SEPP was the author of the Leipzig Declaration, which was based on the conclusions drawn from a November 1995 conference in Leipzig, Germany, which SEPP organized with the European Academy for Environmental Affairs.

==NIPCC==
In 2008, The Science and Environmental Policy Project completed the organization of the Nongovernmental International Panel on Climate Change (NIPCC) as the culmination of a process that began in 2003. The NIPCC calls itself "an international coalition of scientists convened to provide an independent examination of the evidence available on the causes and consequences of climate change in the published, peer-reviewed literature – examined without bias and selectivity."

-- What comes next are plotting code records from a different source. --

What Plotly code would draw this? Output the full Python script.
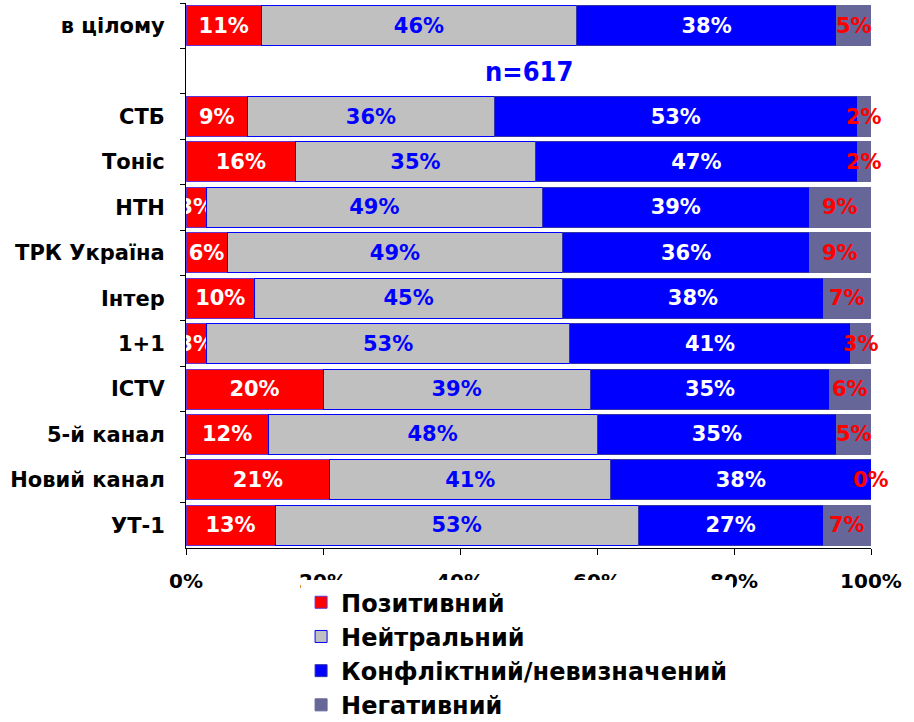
import plotly.graph_objects as go

categories = ["в цілому", " ", "СТБ", "Тоніс", "НТН", "ТРК Україна", "Інтер",
              "1+1", "ICTV", "5-й канал", "Новий канал", "УТ-1"]
positive = [11, None, 9, 16, 3, 6, 10, 3, 20, 12, 21, 13]
neutral = [46, None, 36, 35, 49, 49, 45, 53, 39, 48, 41, 53]
conflict = [38, None, 53, 47, 39, 36, 38, 41, 35, 35, 38, 27]
negative = [5, None, 2, 2, 9, 9, 7, 3, 6, 5, 0, 7]
series_names = ["Позитивний", "Нейтральний", "Конфліктний/невизначений", "Негативний"]
sample_note = "n=617"
x_ticks = [0, 20, 40, 60, 80, 100]

FONT = "DejaVu Sans"
BAR_FONT_SIZE = 21

def labels(vals):
    return [("" if v is None else f"{v}%") for v in vals]

fig = go.Figure()
specs = [
    (positive, "#FF0000", "#6633CC", "white", True),
    (neutral, "#C0C0C0", "#0000FF", "#0000FF", True),
    (conflict, "#0000FF", "#3333AA", "white", True),
    (negative, "#666699", "#666699", "#FF0000", False),
]
for (vals, color, lcol, tcol, show_text), name in zip(specs, series_names):
    fig.add_trace(go.Bar(
        y=categories, x=vals, name=name, orientation="h",
        marker=dict(color=color, line=dict(color=lcol, width=1)),
        text=labels(vals) if show_text else None,
        textposition="inside" if show_text else "none",
        insidetextanchor="middle",
        textangle=0, constraintext="none",
        textfont=dict(family=FONT, size=BAR_FONT_SIZE, color=tcol, weight="bold"),
        legendgroup=name,
    ))

# negative-share labels (centered on their segment, also for zero-width segments)
for cat, p, n, c, g in zip(categories, positive, neutral, conflict, negative):
    if g is None:
        continue
    fig.add_annotation(x=p + n + c + g / 2, y=cat, xref="x", yref="y", text=f"{g}%",
                       showarrow=False,
                       font=dict(family=FONT, size=BAR_FONT_SIZE, color="#FF0000", weight="bold"))

fig.add_annotation(x=50, y=" ", xref="x", yref="y", text=sample_note, showarrow=False,
                   font=dict(family="DejaVu Sans Condensed", size=27, color="#0000FF", weight="bold"))

fig.update_layout(
    barmode="stack", bargap=0.12,
    width=914, height=722,
    margin=dict(l=186, r=43, t=3, b=174, autoexpand=False),
    paper_bgcolor="white", plot_bgcolor="white",
    uniformtext=dict(minsize=BAR_FONT_SIZE, mode="show"),
    showlegend=True,
    legend=dict(x=0.168, y=-0.059, xanchor="left", yanchor="top",
                bgcolor="white", traceorder="normal", tracegroupgap=7,
                font=dict(family=FONT, size=24, color="black", weight="bold"),
                itemwidth=30),
)
fig.update_xaxes(range=[0, 100], tickvals=x_ticks, ticktext=[f"{v}%" for v in x_ticks],
                 showgrid=False, showline=True, linecolor="black", linewidth=1,
                 ticks="outside", ticklen=6, tickcolor="black", ticklabelstandoff=9,
                 tickfont=dict(family=FONT, size=20, color="black", weight="bold"),
                 zeroline=False, fixedrange=True)
fig.update_yaxes(categoryorder="array", categoryarray=categories, autorange="reversed",
                 showgrid=False, showline=True, linecolor="black", linewidth=1,
                 ticks="outside", ticklen=5, tickcolor="black", tickson="boundaries",
                 ticklabelstandoff=16,
                 tickfont=dict(family=FONT, size=21, color="black", weight="bold"))

fig.write_html("out.html", config={"displayModeBar": False},
               post_script="document.body.style.margin='0';")
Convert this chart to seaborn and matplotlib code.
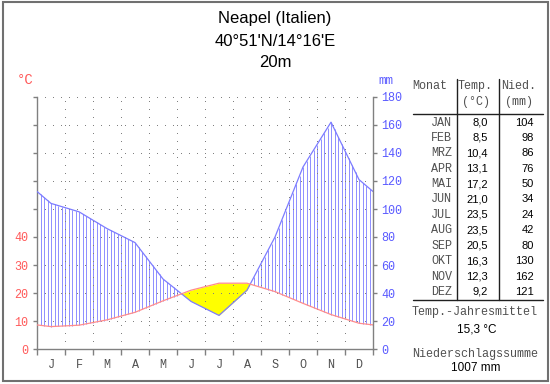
import numpy as np
import pandas as pd
import matplotlib
matplotlib.use("Agg")
import matplotlib.pyplot as plt
from matplotlib.patches import Rectangle
from matplotlib.lines import Line2D
import seaborn as sns

# ---- data ----
month_letters = ["J", "F", "M", "A", "M", "J", "J", "A", "S", "O", "N", "D"]
month_abbr = ["JAN", "FEB", "MRZ", "APR", "MAI", "JUN", "JUL", "AUG", "SEP", "OKT", "NOV", "DEZ"]
temp = [8.0, 8.5, 10.4, 13.1, 17.2, 21.0, 23.5, 23.5, 20.5, 16.3, 12.3, 9.2]
precip = [104, 98, 86, 76, 50, 34, 24, 42, 80, 130, 162, 121]
temp_ticks = [0, 10, 20, 30, 40, 50, 60, 70, 80, 90]
temp_tick_labels = ["0", "10", "20", "30", "40", "", "", "", "", ""]
precip_ticks = [0, 20, 40, 60, 80, 100, 120, 140, 160, 180]
title_lines = ["Neapel (Italien)", "40°51'N/14°16'E", "20m"]
annual_temp = "15,3 °C"
annual_precip = "1007 mm"

sns.set_theme(style="white")
plt.rcParams['font.family'] = ['Liberation Sans', 'DejaVu Sans']

W, H = 550, 384
fig = plt.figure(figsize=(W / 100, H / 100), dpi=100)
fig.patch.set_facecolor("white")

def fx(x):
    return x / W

def fy(y):
    return 1 - y / H

ax = fig.add_axes([fx(37), fy(349), 336 / W, 252 / H])
ax.set_facecolor("white")
ax.set_xlim(0, 12)
ax.set_ylim(0, 90)

RED = "#ff5a5a"
BLUE = "#5a5aff"
TLINE = "#ff8c8c"
PLINE = "#7c7cff"
GRAY = "#808080"
MONO = ['Liberation Mono', 'DejaVu Sans Mono']

# curve points: month centres plus wrap-around edges
xc = np.arange(12) + 0.5
t_edge = (temp[0] + temp[-1]) / 2
p_edge = (precip[0] + precip[-1]) / 2
xs = np.concatenate([[0], xc, [12]])
ts = np.concatenate([[t_edge], temp, [t_edge]])
ps = np.concatenate([[p_edge], precip, [p_edge]]) / 2.0  # 2 mm = 1 °C

# humid hatching
hx = np.arange(0, 12.0001, 1 / 8)
ht = np.interp(hx, xs, ts)
hp = np.interp(hx, xs, ps)
m = hp > ht
ax.vlines(hx[m], ht[m], hp[m], color="#7c7cff", lw=0.6, zorder=1)

# arid fill
fine = np.linspace(0, 12, 1201)
ft = np.interp(fine, xs, ts)
fp = np.interp(fine, xs, ps)
ax.fill_between(fine, fp, ft, where=ft >= fp, color="#ffff00", lw=0, zorder=1.2)

# grid
dot = (0, (1, 7))
for yv in temp_ticks[1:]:
    ax.add_line(Line2D([0, 12], [yv, yv], color=GRAY, lw=0.72, ls=dot, zorder=2,
                       antialiased=False))
for xv in range(1, 12):
    ax.add_line(Line2D([xv, xv], [0, 90], color=GRAY, lw=0.72, ls=dot, zorder=2,
                       antialiased=False))

df_t = pd.DataFrame({"x": xs, "y": ts})
df_p = pd.DataFrame({"x": xs, "y": ps})
sns.lineplot(data=df_p, x="x", y="y", ax=ax, color=PLINE, lw=0.9, zorder=3)
sns.lineplot(data=df_t, x="x", y="y", ax=ax, color=TLINE, lw=0.9, zorder=3.1)
ax.set_xlabel("")
ax.set_ylabel("")

# spines / ticks
for s in ["top", "right"]:
    ax.spines[s].set_visible(False)
for s in ["left", "bottom"]:
    ax.spines[s].set_color(GRAY)
    ax.spines[s].set_linewidth(1.0)
ax.set_xticks(range(13))
ax.set_xticklabels([""] * 13)
ax.set_xticks(xc, minor=True)
ax.set_xticklabels(month_letters, minor=True, family=MONO, fontsize=8.5, color="#505050")
ax.tick_params(axis="x", which="major", length=4, width=1, color=GRAY, direction="out", bottom=True)
ax.tick_params(axis="x", which="minor", length=0, pad=7, bottom=True)
ax.set_yticks(temp_ticks)
ax.set_yticklabels(temp_tick_labels, family=MONO, fontsize=8.5, color=RED)
ax.tick_params(axis="y", length=3, width=1, color=GRAY, direction="out", left=True, pad=3)

ax2 = ax.twinx()
ax2.set_ylim(0, 180)
ax2.set_yticks(precip_ticks)
ax2.set_yticklabels([str(v) for v in precip_ticks], family=MONO, fontsize=8.5, color=BLUE)
ax2.tick_params(axis="y", length=3, width=1, color=GRAY, direction="out", right=True, pad=3)
for s in ["top", "left", "bottom"]:
    ax2.spines[s].set_visible(False)
ax2.spines["right"].set_color(GRAY)
ax2.spines["right"].set_linewidth(1.0)
ax2.grid(False)
ax.grid(False)

# unit labels
fig.text(fx(25), fy(80), "°C", color=RED, family=MONO, fontsize=10, ha="center", va="center")
fig.text(fx(386), fy(81), "mm", color=BLUE, family=MONO, fontsize=9, ha="center", va="center")

# title
for txt, yy in zip(title_lines, [18.5, 41, 62.5]):
    fig.text(fx(275), fy(yy), txt, color="black", fontsize=12, ha="center", va="center")

# table
TX = "#505050"
TFS = 8.5
fig.text(fx(430), fy(86), "Monat", family=MONO, fontsize=TFS, color=TX, ha="center", va="center")
fig.text(fx(475), fy(86), "Temp.", family=MONO, fontsize=TFS, color=TX, ha="center", va="center")
fig.text(fx(476), fy(102), "(°C)", family=MONO, fontsize=TFS, color=TX, ha="center", va="center")
fig.text(fx(519), fy(86), "Nied.", family=MONO, fontsize=TFS, color=TX, ha="center", va="center")
fig.text(fx(519), fy(102), "(mm)", family=MONO, fontsize=TFS, color=TX, ha="center", va="center")
for i, (mn, tv, pv) in enumerate(zip(month_abbr, temp, precip)):
    yy = 122.5 + i * 15.4
    fig.text(fx(452), fy(yy), mn, family=MONO, fontsize=TFS, color=TX, ha="right", va="center")
    fig.text(fx(488), fy(yy), f"{tv:.1f}".replace(".", ","), fontsize=8, color="black", ha="right", va="center")
    fig.text(fx(534), fy(yy), str(pv), fontsize=8, color="black", ha="right", va="center")

lc = "#202020"
fig.add_artist(Line2D([fx(413), fx(543)], [fy(114), fy(114)], color=lc, lw=1))
fig.add_artist(Line2D([fx(413), fx(543)], [fy(300), fy(300)], color=lc, lw=1))
fig.add_artist(Line2D([fx(457), fx(457)], [fy(79), fy(300)], color=lc, lw=1))
fig.add_artist(Line2D([fx(499), fx(499)], [fy(79), fy(300)], color=lc, lw=1))

fig.text(fx(475), fy(312.5), "Temp.-Jahresmittel", family=MONO, fontsize=TFS, color=TX, ha="center", va="center")
fig.text(fx(477), fy(329), annual_temp, fontsize=8.5, color="black", ha="center", va="center")
fig.text(fx(475), fy(354), "Niederschlagssumme", family=MONO, fontsize=TFS, color=TX, ha="center", va="center")
fig.text(fx(476), fy(368), annual_precip, fontsize=8.5, color="black", ha="center", va="center")

# outer frame
fig.add_artist(Rectangle((fx(2.5), fy(380.5)), fx(545), 378.5 / H, fill=False,
                         edgecolor="#707070", lw=1.5, transform=fig.transFigure))

fig.savefig("out.png", dpi=100, facecolor="white")
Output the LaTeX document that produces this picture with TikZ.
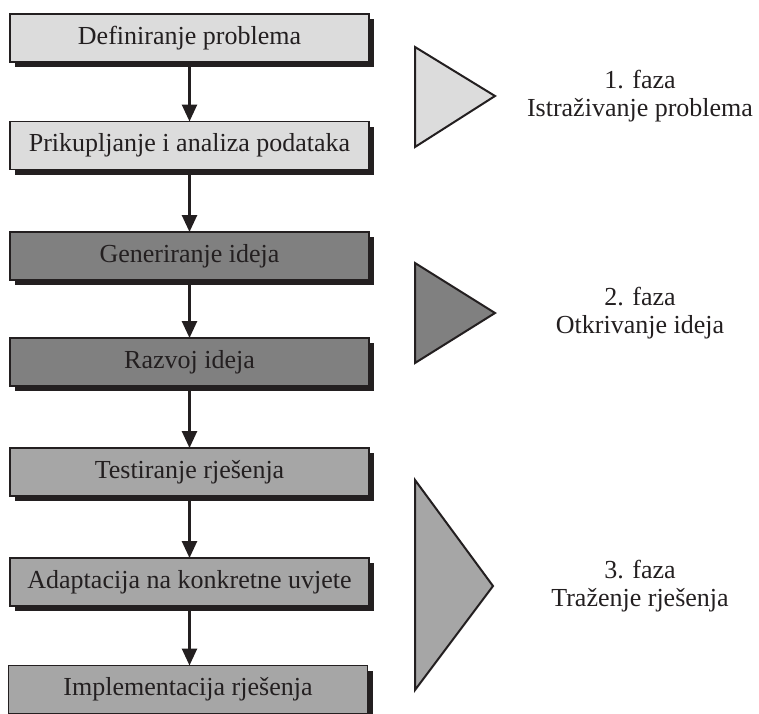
\documentclass[tikz,border=0pt]{standalone}
\usepackage{fontspec}
\setmainfont{Liberation Serif}
\usetikzlibrary{arrows.meta,shadows}
\definecolor{inkc}{HTML}{231F20}
\definecolor{lightfill}{HTML}{DCDCDC}
\definecolor{darkfill}{HTML}{808080}
\definecolor{midfill}{HTML}{A6A6A6}
\begin{document}
\begin{tikzpicture}[x=1pt,y=-1pt,
  stepbox/.style={draw=inkc, line width=1.6pt, minimum width=359pt, minimum height=48pt,
    inner sep=0pt, outer sep=0pt, text=inkc,
    font=\fontsize{26}{28}\selectfont,
    drop shadow={shadow xshift=5pt, shadow yshift=-5pt, fill=inkc, opacity=1}},
  flow/.style={draw=inkc, line width=2.6pt, -{Triangle[length=17pt,width=15pt]}},
  phase/.style={draw=inkc, line width=2pt, line join=miter},
  phasetext/.style={align=center, text=inkc, font=\fontsize{26}{28}\selectfont}]
  \clip (0,0) rectangle (759,713);
  \useasboundingbox (0,0) rectangle (759,713);

  % process steps
  \node[stepbox, fill=lightfill] (b1) at (189.5,38)   {Definiranje problema};
  \node[stepbox, fill=lightfill] (b2) at (189.5,145.5) {Prikupljanje i analiza podataka};
  \node[stepbox, fill=darkfill]  (b3) at (189.5,256)  {Generiranje ideja};
  \node[stepbox, fill=darkfill]  (b4) at (189.5,362)  {Razvoj ideja};
  \node[stepbox, fill=midfill]   (b5) at (189.5,472)  {Testiranje rješenja};
  \node[stepbox, fill=midfill]   (b6) at (189.5,582)  {Adaptacija na konkretne uvjete};
  \node[stepbox, fill=midfill]   (b7) at (188,689.5)  {Implementacija rješenja};

  % connectors
  \draw[flow] (b1.south) -- (b2.north);
  \draw[flow] (b2.south) -- (b3.north);
  \draw[flow] (b3.south) -- (b4.north);
  \draw[flow] (b4.south) -- (b5.north);
  \draw[flow] (b5.south) -- (b6.north);
  \draw[flow] (b6.south) -- ([xshift=1.5pt]b7.north);

  % phase markers
  \draw[phase, fill=lightfill] (415,47) -- (495,96) -- (415,147) -- cycle;
  \draw[phase, fill=darkfill]  (415,263) -- (495,313) -- (415,363) -- cycle;
  \draw[phase, fill=midfill]   (415,480) -- (493,586) -- (415,690) -- cycle;

  \node[phasetext] (p1) at (640,96)  {1. faza\\Istraživanje problema};
  \node[phasetext] (p2) at (640,313) {2. faza\\Otkrivanje ideja};
  \node[phasetext] (p3) at (640,586) {3. faza\\Traženje rješenja};
\end{tikzpicture}
\end{document}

The 2008 NIPCC document titled Nature, Not Human Activity Rules the Climate: Summary for Policymakers of the Report of the Nongovernmental International Panel of Climate Change, published by The Heartland Institute, was released in February–March 2008. Singer served as General Editor and also holds the copyright.

Unnamed climate scientists from NASA, Stanford University and Princeton who were contacted by ABC News dismissed the same report as "fabricated nonsense.". In response, Singer objected to the ABC News piece, calling it "an appalling display of bias, unfairness, journalistic misbehavior, and a breakdown of ethical standards" which used "prejudicial language, distorted facts, libelous insinuations, and anonymous smears."